Im Nachhinein hatte die SBG ab 1983 einen langwierigen Prozess mit der IG Farben in Liquidation zu bestehen, welche bis heute die Hinterlassenschaft des aufgelösten deutschen Konzerns verwaltet. Die IG Farben in Liquidation hatte seit den 1950er Jahre wiederholt unberechtigte Ansprüche gegen Interhandel erhoben und verlangte nun eine Beteiligung am GAF-Erlös, da die IG Chemie/Interhandel auch über die Vertragsaufhebung von 1940 hinaus treuhänderisch an IG Farben gebunden gewesen sei. Der Nachweis einer solchen Bindung gelang nicht, wobei es keine ausschlaggebende Rolle spielte, dass die Bankgesellschaft durch erheblichen Druck auf schweizerische Behörden diese dazu veranlassen konnte, sämtliche relevanten Akten des Schweizerischen Bundesarchivs, darunter insbesondere den umfangreichen Revisionsbericht von 1946 (den sogenannten Rees-Bericht), unter Verschluss zu nehmen. Für die Sperrung ausschlaggebend waren nicht irgendwelche im Bericht enthaltenen «Beweise»; ausschlaggebend war, dass die Vertreter der Eidgenossenschaft in der Auseinandersetzung mit den Amerikanern sich stets darauf berufen hatten, der Bericht zeige eindeutig, dass es keine Bindungen der IG Chemie an IG Farben mehr gegeben habe. Diese Darstellung war nicht zutreffend. Wie die vorliegende Studie zeigt, blieb der Revisionsbericht letztlich unentschieden im Urteil, sammelte jedoch substantielles Material, welches die Enge der Beziehungen zwischen IG Farben und der Schweizer Holding bis 1940 und vereinzelt noch darüber hinaus belegt.
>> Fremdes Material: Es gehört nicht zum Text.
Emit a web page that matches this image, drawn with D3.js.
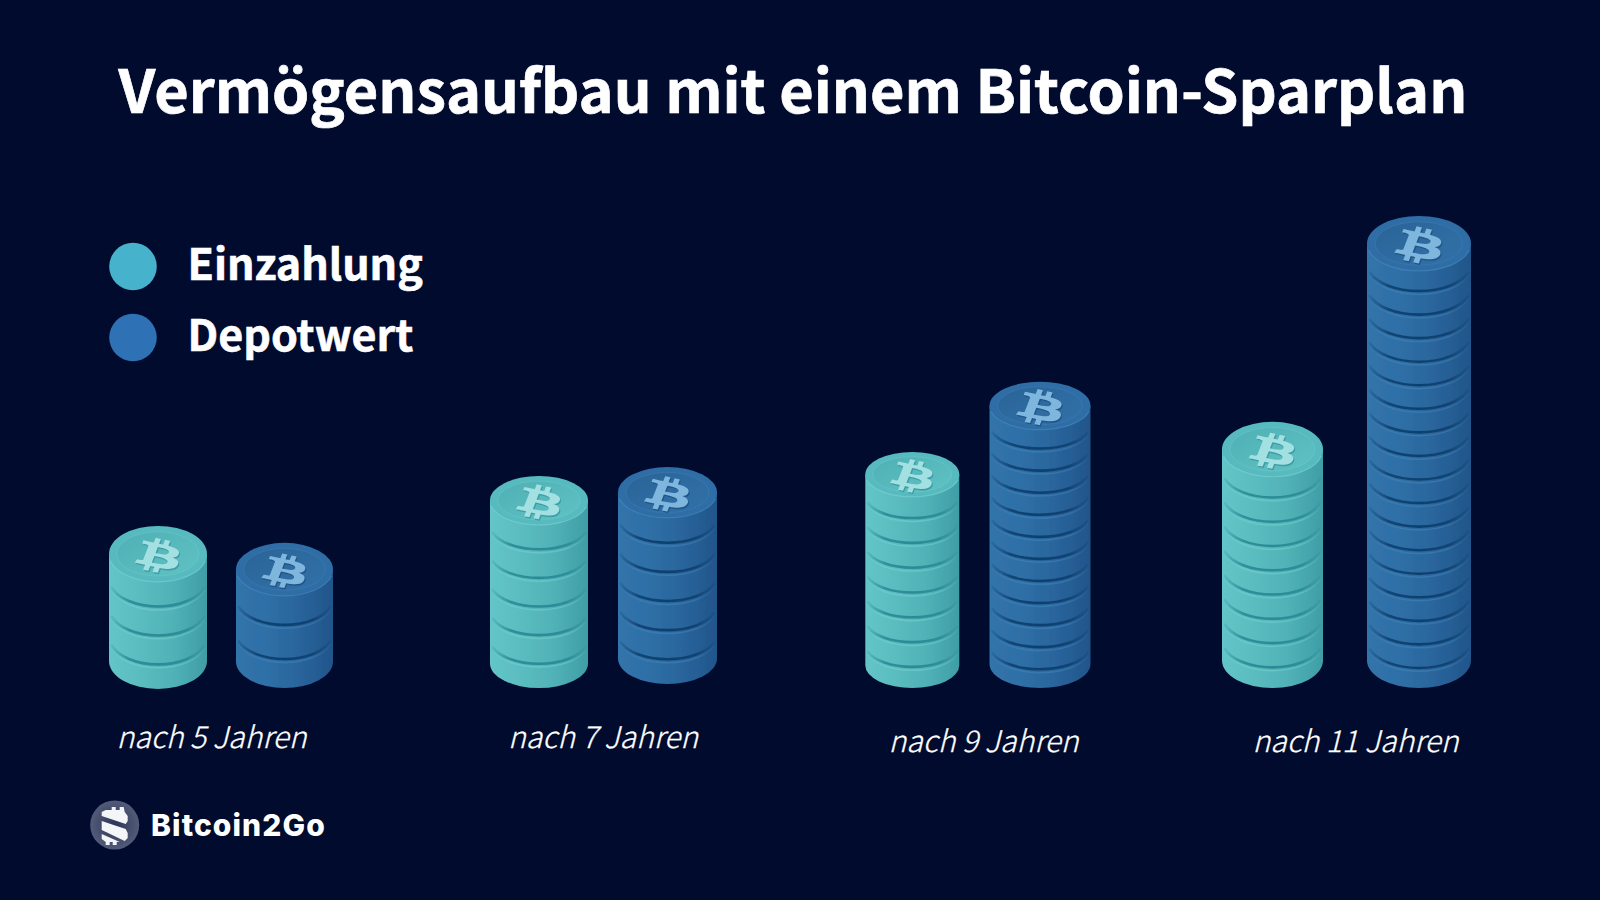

Zudem ist er, der Zeitstimmung des Jahrs 1945 folgend, von erheblichem Misstrauen gegen die Beteuerungen der Firmenvertreter getragen. Die Revisoren hatten sich angestrengt, alle belastenden Momente zusammenzutragen. Dieses Schlüsseldokument, dessen bis in die Gegenwart anhaltende Sperrung zu Spekulationen Anlass gegeben hat, hätte in den Prozessauseinandersetzungen der 1980er Jahre allerdings keine entscheidenden Beweise für eine über 1940 hinausgehende rechtliche Kontrolle der IG Chemie durch die IG Farben beitragen können, jedoch wäre die Prozessführung im Falle seines Vorliegens für die SBG unzweifelhaft aufwendiger gewesen. Mit der Publikation der vorliegenden Studie, die alle zentralen Aussagen des Rees-Berichts zusammenfasst, entfallen die Gründe für seine Geheimhaltung.